* _Task directions_:
Below are some entries. Transcribe the lines from the one holding "Clone this chart in matplotlib." to the one holding "dash = (0, (3.2, 2.0))", inclusive, but not the pictures among them.

* _Supplied data_:
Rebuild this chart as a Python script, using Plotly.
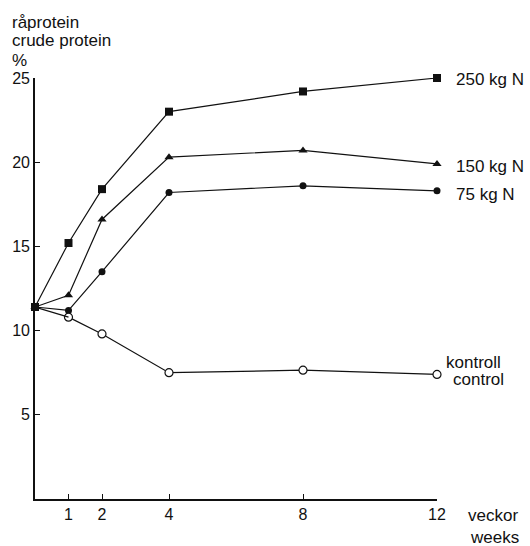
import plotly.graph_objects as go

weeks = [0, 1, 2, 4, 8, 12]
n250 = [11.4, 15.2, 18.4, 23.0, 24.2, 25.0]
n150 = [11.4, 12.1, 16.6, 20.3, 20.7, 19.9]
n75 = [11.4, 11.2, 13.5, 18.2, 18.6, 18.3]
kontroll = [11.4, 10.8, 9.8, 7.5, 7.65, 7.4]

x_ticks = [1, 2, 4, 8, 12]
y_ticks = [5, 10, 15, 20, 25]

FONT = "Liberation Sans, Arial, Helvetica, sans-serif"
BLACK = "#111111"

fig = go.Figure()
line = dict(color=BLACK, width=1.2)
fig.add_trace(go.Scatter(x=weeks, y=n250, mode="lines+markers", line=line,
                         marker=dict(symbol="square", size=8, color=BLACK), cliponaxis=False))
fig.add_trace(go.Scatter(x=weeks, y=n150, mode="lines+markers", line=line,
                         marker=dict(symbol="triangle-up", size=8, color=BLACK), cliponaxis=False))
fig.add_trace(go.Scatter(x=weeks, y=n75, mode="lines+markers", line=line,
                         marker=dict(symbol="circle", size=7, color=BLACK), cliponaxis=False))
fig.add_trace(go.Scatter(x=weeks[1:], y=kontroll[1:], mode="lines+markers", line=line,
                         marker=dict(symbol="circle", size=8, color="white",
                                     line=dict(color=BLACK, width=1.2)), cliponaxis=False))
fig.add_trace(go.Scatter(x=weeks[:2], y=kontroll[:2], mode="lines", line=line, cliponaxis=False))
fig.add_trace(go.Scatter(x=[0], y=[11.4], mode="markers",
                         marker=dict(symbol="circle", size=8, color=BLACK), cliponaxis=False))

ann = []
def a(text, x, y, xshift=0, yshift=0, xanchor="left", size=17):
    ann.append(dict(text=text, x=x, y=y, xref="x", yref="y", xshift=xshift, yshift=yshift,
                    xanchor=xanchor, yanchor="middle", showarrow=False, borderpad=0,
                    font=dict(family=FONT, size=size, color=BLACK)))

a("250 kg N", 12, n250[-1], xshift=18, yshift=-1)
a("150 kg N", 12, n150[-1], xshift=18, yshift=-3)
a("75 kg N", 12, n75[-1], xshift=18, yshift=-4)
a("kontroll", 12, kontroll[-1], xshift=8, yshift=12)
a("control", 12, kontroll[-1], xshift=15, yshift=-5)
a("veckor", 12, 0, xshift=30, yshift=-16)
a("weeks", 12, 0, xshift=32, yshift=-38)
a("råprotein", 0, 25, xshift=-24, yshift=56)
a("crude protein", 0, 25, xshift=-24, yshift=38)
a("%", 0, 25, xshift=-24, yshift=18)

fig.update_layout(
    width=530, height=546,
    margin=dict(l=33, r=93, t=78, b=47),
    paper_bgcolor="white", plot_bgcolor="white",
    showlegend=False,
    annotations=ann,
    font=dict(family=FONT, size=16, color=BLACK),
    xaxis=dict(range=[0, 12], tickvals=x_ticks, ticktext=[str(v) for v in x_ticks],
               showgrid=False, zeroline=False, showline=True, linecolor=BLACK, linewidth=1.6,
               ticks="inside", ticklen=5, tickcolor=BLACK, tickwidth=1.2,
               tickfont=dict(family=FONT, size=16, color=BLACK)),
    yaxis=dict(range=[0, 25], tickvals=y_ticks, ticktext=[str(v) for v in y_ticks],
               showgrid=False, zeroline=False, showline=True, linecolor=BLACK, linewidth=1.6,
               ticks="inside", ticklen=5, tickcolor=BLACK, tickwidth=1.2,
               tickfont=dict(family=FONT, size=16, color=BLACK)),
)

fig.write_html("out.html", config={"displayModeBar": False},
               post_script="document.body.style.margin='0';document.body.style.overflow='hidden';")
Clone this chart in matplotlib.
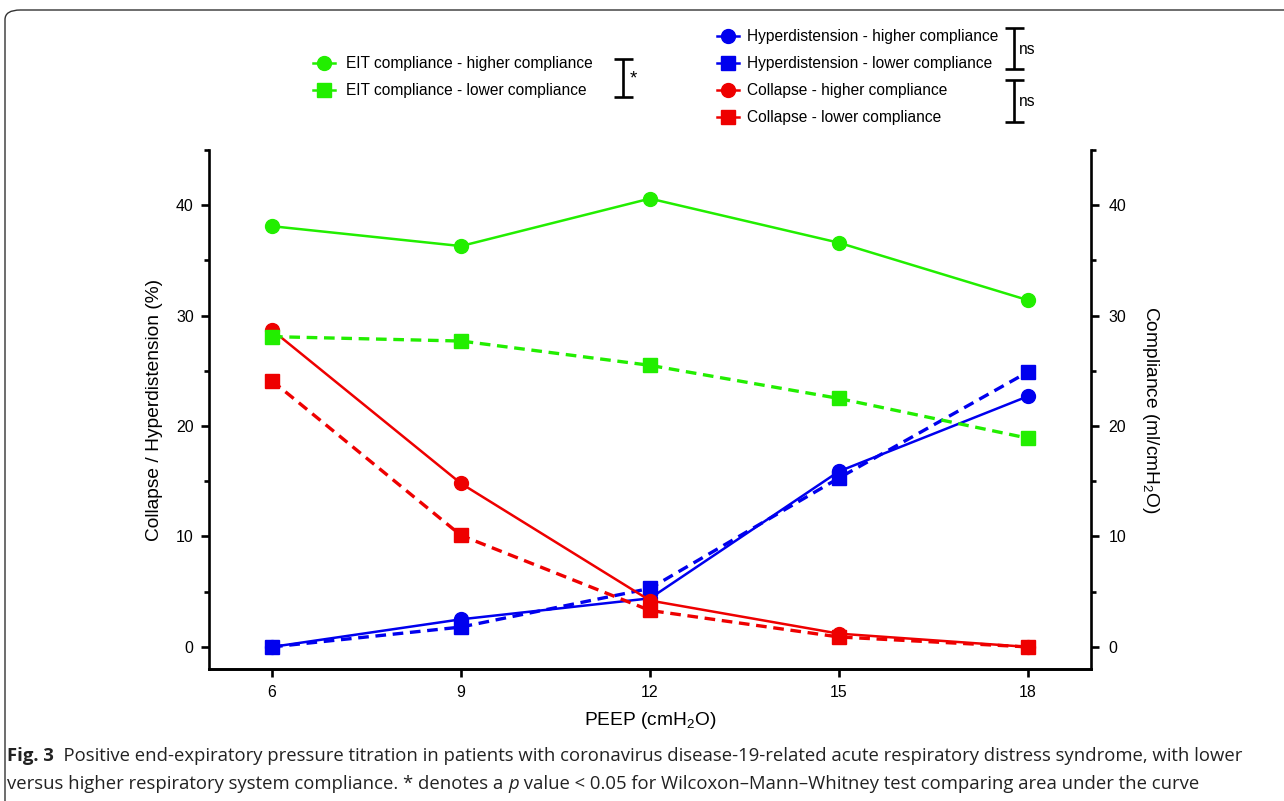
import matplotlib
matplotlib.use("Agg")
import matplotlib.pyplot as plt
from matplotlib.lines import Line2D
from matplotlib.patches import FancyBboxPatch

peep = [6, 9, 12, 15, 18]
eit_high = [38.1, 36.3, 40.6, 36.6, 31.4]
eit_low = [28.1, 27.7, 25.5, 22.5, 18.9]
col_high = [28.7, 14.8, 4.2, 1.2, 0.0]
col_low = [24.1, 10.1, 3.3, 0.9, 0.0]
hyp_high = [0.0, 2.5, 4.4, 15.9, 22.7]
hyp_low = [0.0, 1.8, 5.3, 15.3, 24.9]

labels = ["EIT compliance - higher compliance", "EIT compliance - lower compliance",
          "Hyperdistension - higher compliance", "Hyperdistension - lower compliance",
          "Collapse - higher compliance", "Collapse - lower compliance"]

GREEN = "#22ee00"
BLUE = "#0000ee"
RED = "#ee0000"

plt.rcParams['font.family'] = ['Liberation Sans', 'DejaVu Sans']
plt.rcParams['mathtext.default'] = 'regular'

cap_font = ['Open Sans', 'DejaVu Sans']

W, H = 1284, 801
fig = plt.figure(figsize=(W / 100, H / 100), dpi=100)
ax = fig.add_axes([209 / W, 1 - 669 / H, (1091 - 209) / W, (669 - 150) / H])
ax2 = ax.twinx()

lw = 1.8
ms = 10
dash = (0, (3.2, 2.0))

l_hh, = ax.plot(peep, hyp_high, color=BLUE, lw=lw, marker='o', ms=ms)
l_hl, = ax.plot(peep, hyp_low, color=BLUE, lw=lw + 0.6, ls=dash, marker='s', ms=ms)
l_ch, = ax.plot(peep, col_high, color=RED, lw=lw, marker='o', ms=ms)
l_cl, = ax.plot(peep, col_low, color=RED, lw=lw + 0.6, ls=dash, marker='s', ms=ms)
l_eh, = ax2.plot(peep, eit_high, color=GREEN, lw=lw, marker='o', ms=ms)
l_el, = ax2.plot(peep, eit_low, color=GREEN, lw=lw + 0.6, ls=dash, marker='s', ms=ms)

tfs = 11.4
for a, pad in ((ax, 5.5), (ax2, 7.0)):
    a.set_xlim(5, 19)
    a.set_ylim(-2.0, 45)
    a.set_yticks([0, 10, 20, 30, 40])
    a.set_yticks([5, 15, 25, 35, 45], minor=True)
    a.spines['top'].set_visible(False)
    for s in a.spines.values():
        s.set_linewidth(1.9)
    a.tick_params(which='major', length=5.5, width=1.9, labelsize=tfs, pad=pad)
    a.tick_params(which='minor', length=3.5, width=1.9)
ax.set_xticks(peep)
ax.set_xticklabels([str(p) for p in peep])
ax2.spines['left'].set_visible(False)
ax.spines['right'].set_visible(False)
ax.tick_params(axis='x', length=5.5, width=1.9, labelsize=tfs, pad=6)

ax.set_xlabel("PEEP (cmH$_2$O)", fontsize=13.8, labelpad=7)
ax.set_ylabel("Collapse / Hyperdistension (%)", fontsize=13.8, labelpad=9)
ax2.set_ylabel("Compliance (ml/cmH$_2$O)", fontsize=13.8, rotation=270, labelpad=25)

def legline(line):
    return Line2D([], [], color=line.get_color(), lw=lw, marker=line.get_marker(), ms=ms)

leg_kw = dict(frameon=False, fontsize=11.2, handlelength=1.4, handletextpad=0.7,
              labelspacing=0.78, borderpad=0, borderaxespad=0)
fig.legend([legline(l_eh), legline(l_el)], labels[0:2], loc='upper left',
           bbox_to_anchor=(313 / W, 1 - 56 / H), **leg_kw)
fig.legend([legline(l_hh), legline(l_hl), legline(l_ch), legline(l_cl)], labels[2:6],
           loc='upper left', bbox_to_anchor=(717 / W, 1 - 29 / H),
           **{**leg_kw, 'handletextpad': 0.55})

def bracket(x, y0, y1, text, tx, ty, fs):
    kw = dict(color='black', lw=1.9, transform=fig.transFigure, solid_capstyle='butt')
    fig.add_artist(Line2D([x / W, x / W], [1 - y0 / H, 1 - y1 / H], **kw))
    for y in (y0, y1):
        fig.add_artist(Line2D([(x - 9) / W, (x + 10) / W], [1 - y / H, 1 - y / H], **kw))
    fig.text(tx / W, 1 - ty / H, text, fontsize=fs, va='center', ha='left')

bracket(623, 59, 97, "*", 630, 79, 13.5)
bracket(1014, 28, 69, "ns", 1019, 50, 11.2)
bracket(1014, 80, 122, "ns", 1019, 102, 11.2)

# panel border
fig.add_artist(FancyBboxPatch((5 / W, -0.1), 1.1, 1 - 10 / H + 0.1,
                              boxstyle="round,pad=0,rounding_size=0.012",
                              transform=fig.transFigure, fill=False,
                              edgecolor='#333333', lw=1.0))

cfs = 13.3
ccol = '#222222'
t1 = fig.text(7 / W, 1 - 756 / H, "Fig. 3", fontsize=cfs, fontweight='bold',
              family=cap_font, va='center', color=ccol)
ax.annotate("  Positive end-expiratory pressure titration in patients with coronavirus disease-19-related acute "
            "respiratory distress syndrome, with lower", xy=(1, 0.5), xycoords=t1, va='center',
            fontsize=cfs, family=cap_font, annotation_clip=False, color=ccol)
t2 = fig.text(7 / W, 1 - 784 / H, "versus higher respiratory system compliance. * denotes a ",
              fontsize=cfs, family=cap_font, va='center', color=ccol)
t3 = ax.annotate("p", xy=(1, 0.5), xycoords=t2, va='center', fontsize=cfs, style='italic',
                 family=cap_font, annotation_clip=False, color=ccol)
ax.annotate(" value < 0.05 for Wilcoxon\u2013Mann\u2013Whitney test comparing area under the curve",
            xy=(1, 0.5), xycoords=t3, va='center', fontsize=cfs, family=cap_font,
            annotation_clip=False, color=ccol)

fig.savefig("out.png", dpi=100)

* _Response below_:
Clone this chart in matplotlib.
import matplotlib
matplotlib.use("Agg")
import matplotlib.pyplot as plt
from matplotlib.lines import Line2D
from matplotlib.patches import FancyBboxPatch

peep = [6, 9, 12, 15, 18]
eit_high = [38.1, 36.3, 40.6, 36.6, 31.4]
eit_low = [28.1, 27.7, 25.5, 22.5, 18.9]
col_high = [28.7, 14.8, 4.2, 1.2, 0.0]
col_low = [24.1, 10.1, 3.3, 0.9, 0.0]
hyp_high = [0.0, 2.5, 4.4, 15.9, 22.7]
hyp_low = [0.0, 1.8, 5.3, 15.3, 24.9]

labels = ["EIT compliance - higher compliance", "EIT compliance - lower compliance",
          "Hyperdistension - higher compliance", "Hyperdistension - lower compliance",
          "Collapse - higher compliance", "Collapse - lower compliance"]

GREEN = "#22ee00"
BLUE = "#0000ee"
RED = "#ee0000"

plt.rcParams['font.family'] = ['Liberation Sans', 'DejaVu Sans']
plt.rcParams['mathtext.default'] = 'regular'

cap_font = ['Open Sans', 'DejaVu Sans']

W, H = 1284, 801
fig = plt.figure(figsize=(W / 100, H / 100), dpi=100)
ax = fig.add_axes([209 / W, 1 - 669 / H, (1091 - 209) / W, (669 - 150) / H])
ax2 = ax.twinx()

lw = 1.8
ms = 10
dash = (0, (3.2, 2.0))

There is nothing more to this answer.